◆ SET TASK: With the images removed, repeat the data below exactly.

◆ INFORMATION SUPPLIED:
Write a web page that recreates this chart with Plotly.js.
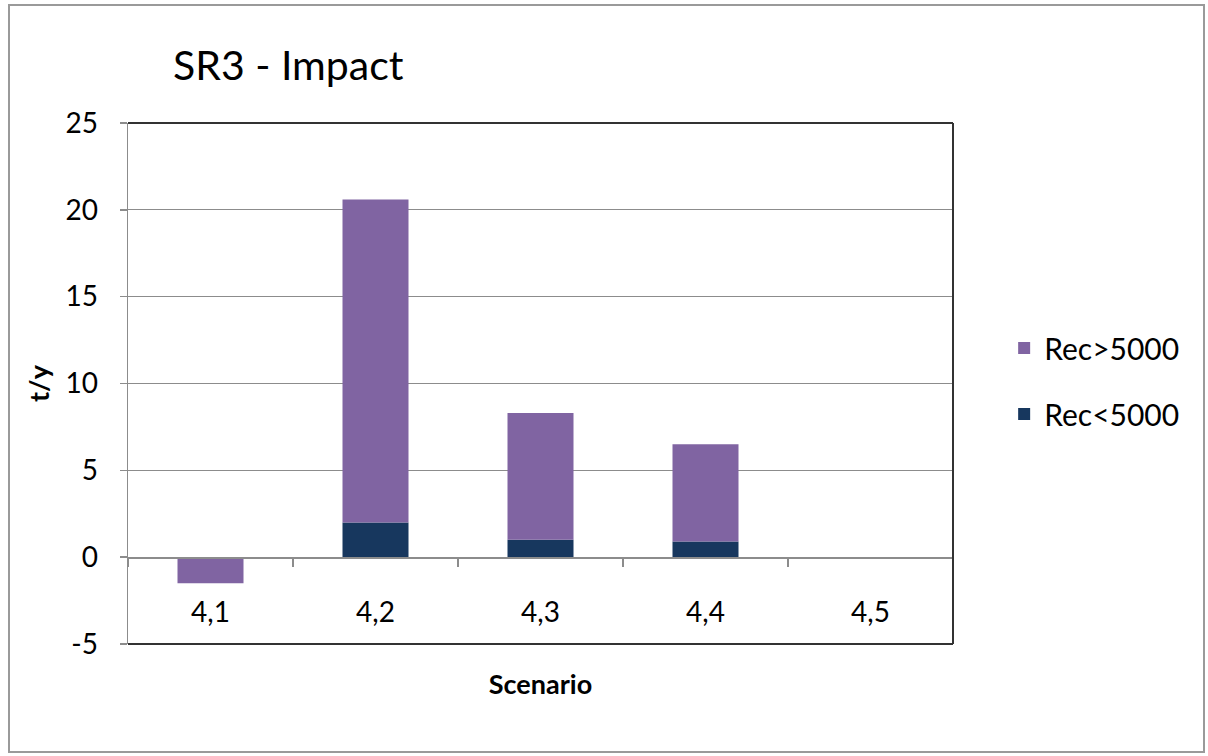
<!DOCTYPE html>
<html>
<head>
<meta charset="utf-8">
<script src="https://cdn.plot.ly/plotly-3.0.1.min.js"></script>
<style>
  html, body { margin: 0; padding: 0; background: #fff; }
  #wrap { position: relative; width: 1208px; height: 756px; }
  #chart { width: 1208px; height: 756px; }
  #frame { position: absolute; left: 8px; top: 4px; width: 1193px; height: 745px;
           border: 2px solid #9a9a9a; pointer-events: none; }
</style>
</head>
<body>
<div id="wrap">
  <div id="chart"></div>
  <div id="frame"></div>
</div>
<script>
// ---- data ----
const categories = ['4,1', '4,2', '4,3', '4,4', '4,5'];
const recBelow5000 = [0, 2.0, 1.0, 0.9, 0];     // Rec<5000 (dark blue)
const recAbove5000 = [-1.5, 18.6, 7.3, 5.6, 0]; // Rec>5000 (purple)
const yTickValues = [-5, 0, 5, 10, 15, 20, 25];

const FONT = 'Lato, "Open Sans", sans-serif';
const yMin = -5, yMax = 25;

const traces = [
  {
    type: 'bar', name: 'Rec<5000', x: categories, y: recBelow5000,
    marker: { color: '#17375E', line: { width: 0 } },
    legendgroup: 'b', legendrank: 2, hoverinfo: 'x+y+name'
  },
  {
    type: 'bar', name: 'Rec>5000', x: categories, y: recAbove5000,
    marker: { color: '#8064A2', line: { width: 0 } },
    legendgroup: 'a', legendrank: 1, hoverinfo: 'x+y+name'
  }
];

const layout = {
  width: 1208, height: 756,
  margin: { l: 128, r: 255, t: 123, b: 112, pad: 0 },
  paper_bgcolor: '#ffffff', plot_bgcolor: '#ffffff',
  font: { family: FONT, color: '#000000' },
  barmode: 'relative',
  bargap: 0.6,
  title: {
    text: 'SR3 - Impact',
    font: { family: FONT, size: 41, color: '#000000' },
    xref: 'container', yref: 'container',
    x: 173 / 1208, xanchor: 'left',
    y: 1 - 66 / 756, yanchor: 'middle'
  },
  xaxis: {
    type: 'category',
    range: [-0.5, categories.length - 0.5],
    anchor: 'free',
    position: (0 - yMin) / (yMax - yMin),
    showline: true, linecolor: '#8c8c8c', linewidth: 1.5,
    ticks: 'outside', tickson: 'boundaries', ticklen: 8, tickcolor: '#8c8c8c', tickwidth: 1.5,
    ticklabelstandoff: 30,
    showgrid: false, zeroline: false,
    tickfont: { family: FONT, size: 28, color: '#000000' },
    title: { text: '<b>Scenario</b>', font: { family: FONT, size: 27, color: '#000000' }, standoff: 48 },
    fixedrange: true
  },
  yaxis: {
    range: [yMin, yMax],
    tickmode: 'array', tickvals: yTickValues, ticktext: yTickValues.map(String),
    showline: true, linecolor: '#8c8c8c', linewidth: 1.5,
    ticks: 'outside', ticklen: 7, tickcolor: '#8c8c8c', tickwidth: 1.5,
    ticklabelstandoff: 16,
    showgrid: true, gridcolor: '#8c8c8c', gridwidth: 1.2,
    zeroline: false,
    tickfont: { family: FONT, size: 28, color: '#000000' },
    title: { text: '<b>t/y</b>', font: { family: FONT, size: 27, color: '#000000' }, standoff: 8 },
    fixedrange: true
  },
  showlegend: true,
  legend: {
    x: 1.062, xanchor: 'left',
    y: 0.505, yanchor: 'middle',
    traceorder: 'grouped',
    tracegroupgap: 24,
    font: { family: FONT, size: 30, color: '#000000' },
    bgcolor: 'rgba(0,0,0,0)',
    itemwidth: 30
  },
  shapes: [
    { type: 'line', xref: 'paper', yref: 'paper', x0: 0, x1: 1, y0: 1, y1: 1, line: { color: '#333333', width: 2 } },
    { type: 'line', xref: 'paper', yref: 'paper', x0: 1, x1: 1, y0: 0, y1: 1, line: { color: '#333333', width: 2 } },
    { type: 'line', xref: 'paper', yref: 'paper', x0: 0, x1: 1, y0: 0, y1: 0, line: { color: '#333333', width: 2 } }
  ]
};

Plotly.newPlot('chart', traces, layout, { displayModeBar: false, staticPlot: true });
</script>
</body>
</html>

◆ EXERCISE ANSWER:
Write a web page that recreates this chart with Plotly.js.
<!DOCTYPE html>
<html>
<head>
<meta charset="utf-8">
<script src="https://cdn.plot.ly/plotly-3.0.1.min.js"></script>
<style>
  html, body { margin: 0; padding: 0; background: #fff; }
  #wrap { position: relative; width: 1208px; height: 756px; }
  #chart { width: 1208px; height: 756px; }
  #frame { position: absolute; left: 8px; top: 4px; width: 1193px; height: 745px;
           border: 2px solid #9a9a9a; pointer-events: none; }
</style>
</head>
<body>
<div id="wrap">
  <div id="chart"></div>
  <div id="frame"></div>
</div>
<script>
// ---- data ----
const categories = ['4,1', '4,2', '4,3', '4,4', '4,5'];
const recBelow5000 = [0, 2.0, 1.0, 0.9, 0];     // Rec<5000 (dark blue)
const recAbove5000 = [-1.5, 18.6, 7.3, 5.6, 0]; // Rec>5000 (purple)
const yTickValues = [-5, 0, 5, 10, 15, 20, 25];

const FONT = 'Lato, "Open Sans", sans-serif';
const yMin = -5, yMax = 25;

const traces = [
  {
    type: 'bar', name: 'Rec<5000', x: categories, y: recBelow5000,
    marker: { color: '#17375E', line: { width: 0 } },
    legendgroup: 'b', legendrank: 2, hoverinfo: 'x+y+name'
  },
  {
    type: 'bar', name: 'Rec>5000', x: categories, y: recAbove5000,
    marker: { color: '#8064A2', line: { width: 0 } },
    legendgroup: 'a', legendrank: 1, hoverinfo: 'x+y+name'
  }
];

const layout = {
  width: 1208, height: 756,
  margin: { l: 128, r: 255, t: 123, b: 112, pad: 0 },
  paper_bgcolor: '#ffffff', plot_bgcolor: '#ffffff',
  font: { family: FONT, color: '#000000' },
  barmode: 'relative',
  bargap: 0.6,
  title: {
    text: 'SR3 - Impact',
    font: { family: FONT, size: 41, color: '#000000' },
    xref: 'container', yref: 'container',
    x: 173 / 1208, xanchor: 'left',
    y: 1 - 66 / 756, yanchor: 'middle'
  },
  xaxis: {
    type: 'category',
    range: [-0.5, categories.length - 0.5],
    anchor: 'free',
    position: (0 - yMin) / (yMax - yMin),
    showline: true, linecolor: '#8c8c8c', linewidth: 1.5,
    ticks: 'outside', tickson: 'boundaries', ticklen: 8, tickcolor: '#8c8c8c', tickwidth: 1.5,
    ticklabelstandoff: 30,
    showgrid: false, zeroline: false,
    tickfont: { family: FONT, size: 28, color: '#000000' },
    title: { text: '<b>Scenario</b>', font: { family: FONT, size: 27, color: '#000000' }, standoff: 48 },
    fixedrange: true
  },
  yaxis: {
    range: [yMin, yMax],
    tickmode: 'array', tickvals: yTickValues, ticktext: yTickValues.map(String),
    showline: true, linecolor: '#8c8c8c', linewidth: 1.5,
    ticks: 'outside', ticklen: 7, tickcolor: '#8c8c8c', tickwidth: 1.5,
    ticklabelstandoff: 16,
    showgrid: true, gridcolor: '#8c8c8c', gridwidth: 1.2,
    zeroline: false,
    tickfont: { family: FONT, size: 28, color: '#000000' },
    title: { text: '<b>t/y</b>', font: { family: FONT, size: 27, color: '#000000' }, standoff: 8 },
    fixedrange: true
  },
  showlegend: true,
  legend: {
    x: 1.062, xanchor: 'left',
    y: 0.505, yanchor: 'middle',
    traceorder: 'grouped',
    tracegroupgap: 24,
    font: { family: FONT, size: 30, color: '#000000' },
    bgcolor: 'rgba(0,0,0,0)',
    itemwidth: 30
  },
  shapes: [
    { type: 'line', xref: 'paper', yref: 'paper', x0: 0, x1: 1, y0: 1, y1: 1, line: { color: '#333333', width: 2 } },
    { type: 'line', xref: 'paper', yref: 'paper', x0: 1, x1: 1, y0: 0, y1: 1, line: { color: '#333333', width: 2 } },
    { type: 'line', xref: 'paper', yref: 'paper', x0: 0, x1: 1, y0: 0, y1: 0, line: { color: '#333333', width: 2 } }
  ]
};

Plotly.newPlot('chart', traces, layout, { displayModeBar: false, staticPlot: true });
</script>
</body>
</html>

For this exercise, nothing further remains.